THE REQUEST>
Write out every line of the material as it stands, apart from the pictures.

INFORMATION SUPPLIED>
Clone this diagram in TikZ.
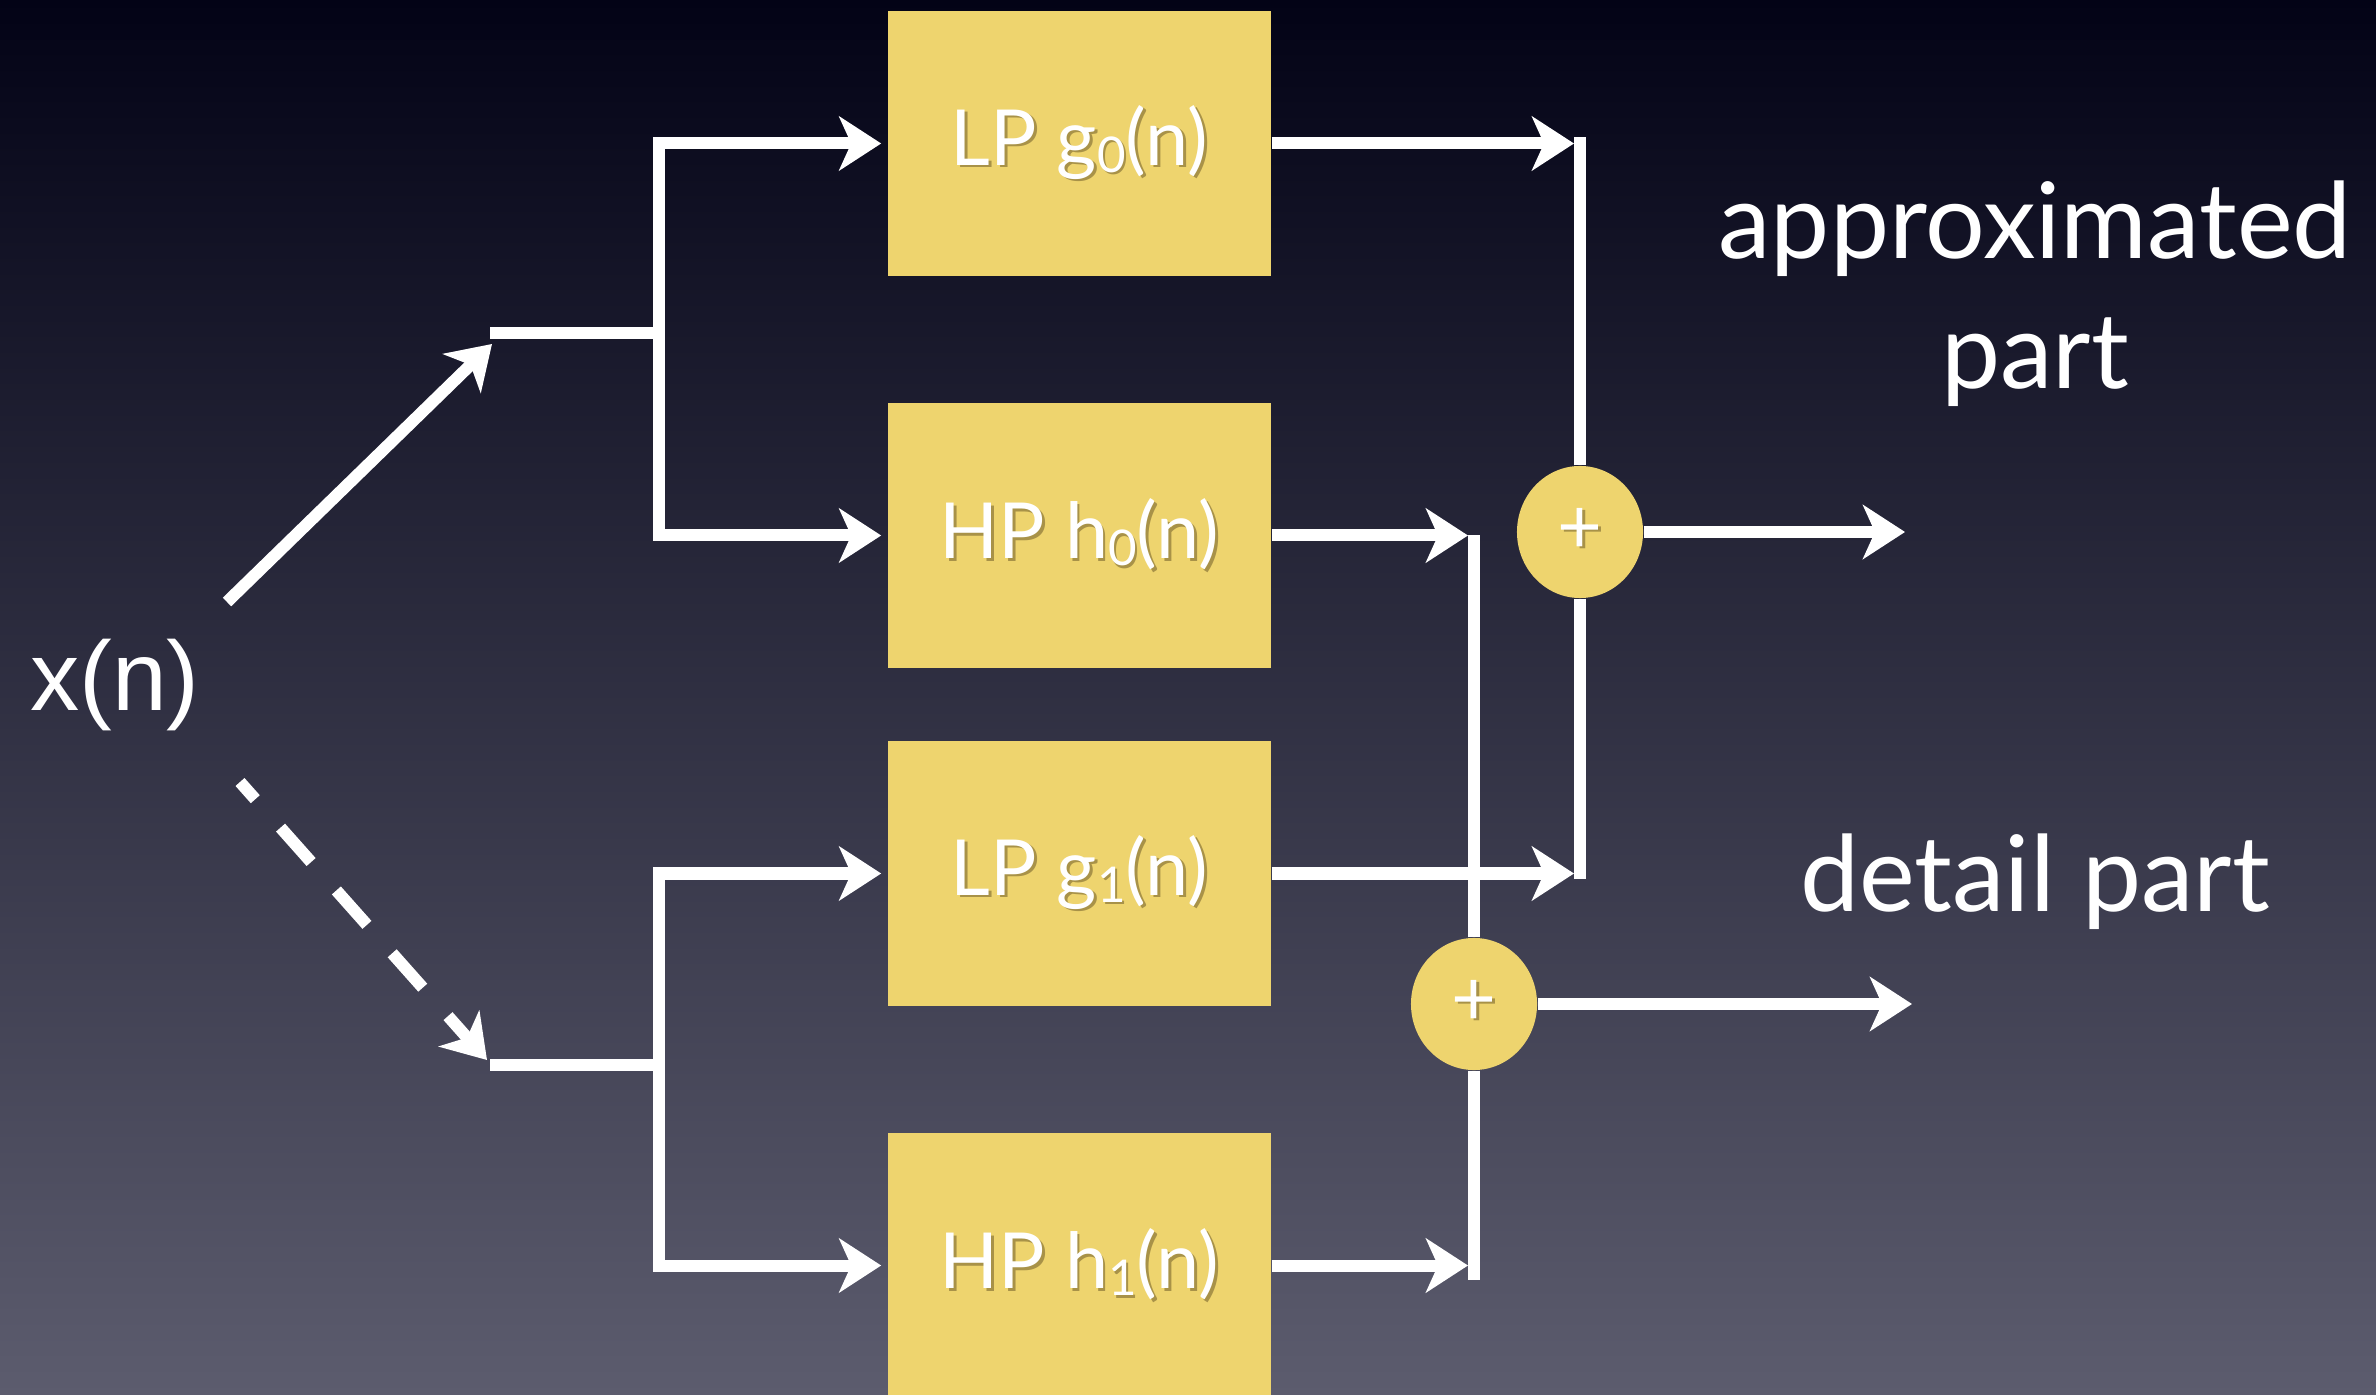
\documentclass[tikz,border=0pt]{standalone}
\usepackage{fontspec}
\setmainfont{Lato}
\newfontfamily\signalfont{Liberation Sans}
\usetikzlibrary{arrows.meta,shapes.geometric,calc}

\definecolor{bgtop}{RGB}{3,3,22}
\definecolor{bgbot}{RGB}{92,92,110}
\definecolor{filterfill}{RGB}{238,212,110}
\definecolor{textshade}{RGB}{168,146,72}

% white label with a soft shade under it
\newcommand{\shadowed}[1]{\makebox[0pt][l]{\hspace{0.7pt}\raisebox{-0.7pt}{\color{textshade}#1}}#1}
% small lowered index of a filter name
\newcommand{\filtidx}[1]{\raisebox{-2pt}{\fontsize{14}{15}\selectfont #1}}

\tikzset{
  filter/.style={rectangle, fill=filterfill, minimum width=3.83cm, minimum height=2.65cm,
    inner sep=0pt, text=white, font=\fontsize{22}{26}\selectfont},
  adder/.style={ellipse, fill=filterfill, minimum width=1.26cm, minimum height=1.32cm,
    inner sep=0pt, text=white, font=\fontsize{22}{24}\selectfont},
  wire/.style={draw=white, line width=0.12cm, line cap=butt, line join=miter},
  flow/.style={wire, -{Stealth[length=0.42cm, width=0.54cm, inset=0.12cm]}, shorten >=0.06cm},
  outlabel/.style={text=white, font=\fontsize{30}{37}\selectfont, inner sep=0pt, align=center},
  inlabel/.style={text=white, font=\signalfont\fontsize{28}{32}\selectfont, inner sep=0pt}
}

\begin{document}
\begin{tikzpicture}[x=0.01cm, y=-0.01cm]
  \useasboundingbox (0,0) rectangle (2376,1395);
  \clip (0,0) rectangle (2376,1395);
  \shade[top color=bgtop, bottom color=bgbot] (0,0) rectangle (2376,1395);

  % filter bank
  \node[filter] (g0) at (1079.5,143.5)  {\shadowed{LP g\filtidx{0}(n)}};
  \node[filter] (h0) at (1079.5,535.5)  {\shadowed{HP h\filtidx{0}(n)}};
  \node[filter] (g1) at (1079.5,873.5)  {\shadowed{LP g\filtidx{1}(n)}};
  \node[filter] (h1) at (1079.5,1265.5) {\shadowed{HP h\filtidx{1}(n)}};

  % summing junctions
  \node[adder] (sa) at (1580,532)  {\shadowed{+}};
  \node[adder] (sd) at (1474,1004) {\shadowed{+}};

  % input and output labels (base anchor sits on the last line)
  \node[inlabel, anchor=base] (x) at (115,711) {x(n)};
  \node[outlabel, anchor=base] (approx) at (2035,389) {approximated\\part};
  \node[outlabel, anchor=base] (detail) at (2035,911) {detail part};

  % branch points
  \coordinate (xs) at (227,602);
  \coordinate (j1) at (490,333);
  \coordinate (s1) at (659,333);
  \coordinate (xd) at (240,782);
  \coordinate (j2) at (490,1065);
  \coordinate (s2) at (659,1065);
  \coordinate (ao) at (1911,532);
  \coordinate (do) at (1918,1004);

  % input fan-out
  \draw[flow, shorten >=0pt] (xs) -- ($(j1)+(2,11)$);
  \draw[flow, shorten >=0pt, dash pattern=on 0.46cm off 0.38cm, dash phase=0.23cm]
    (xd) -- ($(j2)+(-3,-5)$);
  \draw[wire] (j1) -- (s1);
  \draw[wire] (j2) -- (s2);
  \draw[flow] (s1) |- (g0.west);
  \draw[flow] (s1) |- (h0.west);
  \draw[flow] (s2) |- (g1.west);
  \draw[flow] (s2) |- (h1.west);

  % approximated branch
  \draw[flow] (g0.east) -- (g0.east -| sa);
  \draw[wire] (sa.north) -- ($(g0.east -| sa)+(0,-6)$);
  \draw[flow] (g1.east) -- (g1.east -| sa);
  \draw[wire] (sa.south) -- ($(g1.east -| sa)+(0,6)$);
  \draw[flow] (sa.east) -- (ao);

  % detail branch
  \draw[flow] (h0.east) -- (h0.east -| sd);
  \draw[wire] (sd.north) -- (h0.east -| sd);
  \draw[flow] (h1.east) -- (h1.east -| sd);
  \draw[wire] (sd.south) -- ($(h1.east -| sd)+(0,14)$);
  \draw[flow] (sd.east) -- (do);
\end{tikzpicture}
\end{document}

SOLUTION TO THE PROBLEM>
Clone this diagram in TikZ.
\documentclass[tikz,border=0pt]{standalone}
\usepackage{fontspec}
\setmainfont{Lato}
\newfontfamily\signalfont{Liberation Sans}
\usetikzlibrary{arrows.meta,shapes.geometric,calc}

\definecolor{bgtop}{RGB}{3,3,22}
\definecolor{bgbot}{RGB}{92,92,110}
\definecolor{filterfill}{RGB}{238,212,110}
\definecolor{textshade}{RGB}{168,146,72}

% white label with a soft shade under it
\newcommand{\shadowed}[1]{\makebox[0pt][l]{\hspace{0.7pt}\raisebox{-0.7pt}{\color{textshade}#1}}#1}
% small lowered index of a filter name
\newcommand{\filtidx}[1]{\raisebox{-2pt}{\fontsize{14}{15}\selectfont #1}}

\tikzset{
  filter/.style={rectangle, fill=filterfill, minimum width=3.83cm, minimum height=2.65cm,
    inner sep=0pt, text=white, font=\fontsize{22}{26}\selectfont},
  adder/.style={ellipse, fill=filterfill, minimum width=1.26cm, minimum height=1.32cm,
    inner sep=0pt, text=white, font=\fontsize{22}{24}\selectfont},
  wire/.style={draw=white, line width=0.12cm, line cap=butt, line join=miter},
  flow/.style={wire, -{Stealth[length=0.42cm, width=0.54cm, inset=0.12cm]}, shorten >=0.06cm},
  outlabel/.style={text=white, font=\fontsize{30}{37}\selectfont, inner sep=0pt, align=center},
  inlabel/.style={text=white, font=\signalfont\fontsize{28}{32}\selectfont, inner sep=0pt}
}

\begin{document}
\begin{tikzpicture}[x=0.01cm, y=-0.01cm]
  \useasboundingbox (0,0) rectangle (2376,1395);
  \clip (0,0) rectangle (2376,1395);
  \shade[top color=bgtop, bottom color=bgbot] (0,0) rectangle (2376,1395);

  % filter bank
  \node[filter] (g0) at (1079.5,143.5)  {\shadowed{LP g\filtidx{0}(n)}};
  \node[filter] (h0) at (1079.5,535.5)  {\shadowed{HP h\filtidx{0}(n)}};
  \node[filter] (g1) at (1079.5,873.5)  {\shadowed{LP g\filtidx{1}(n)}};
  \node[filter] (h1) at (1079.5,1265.5) {\shadowed{HP h\filtidx{1}(n)}};

  % summing junctions
  \node[adder] (sa) at (1580,532)  {\shadowed{+}};
  \node[adder] (sd) at (1474,1004) {\shadowed{+}};

  % input and output labels (base anchor sits on the last line)
  \node[inlabel, anchor=base] (x) at (115,711) {x(n)};
  \node[outlabel, anchor=base] (approx) at (2035,389) {approximated\\part};
  \node[outlabel, anchor=base] (detail) at (2035,911) {detail part};

  % branch points
  \coordinate (xs) at (227,602);
  \coordinate (j1) at (490,333);
  \coordinate (s1) at (659,333);
  \coordinate (xd) at (240,782);
  \coordinate (j2) at (490,1065);
  \coordinate (s2) at (659,1065);
  \coordinate (ao) at (1911,532);
  \coordinate (do) at (1918,1004);

  % input fan-out
  \draw[flow, shorten >=0pt] (xs) -- ($(j1)+(2,11)$);
  \draw[flow, shorten >=0pt, dash pattern=on 0.46cm off 0.38cm, dash phase=0.23cm]
    (xd) -- ($(j2)+(-3,-5)$);
  \draw[wire] (j1) -- (s1);
  \draw[wire] (j2) -- (s2);
  \draw[flow] (s1) |- (g0.west);
  \draw[flow] (s1) |- (h0.west);
  \draw[flow] (s2) |- (g1.west);
  \draw[flow] (s2) |- (h1.west);

  % approximated branch
  \draw[flow] (g0.east) -- (g0.east -| sa);
  \draw[wire] (sa.north) -- ($(g0.east -| sa)+(0,-6)$);
  \draw[flow] (g1.east) -- (g1.east -| sa);
  \draw[wire] (sa.south) -- ($(g1.east -| sa)+(0,6)$);
  \draw[flow] (sa.east) -- (ao);

  % detail branch
  \draw[flow] (h0.east) -- (h0.east -| sd);
  \draw[wire] (sd.north) -- (h0.east -| sd);
  \draw[flow] (h1.east) -- (h1.east -| sd);
  \draw[wire] (sd.south) -- ($(h1.east -| sd)+(0,14)$);
  \draw[flow] (sd.east) -- (do);
\end{tikzpicture}
\end{document}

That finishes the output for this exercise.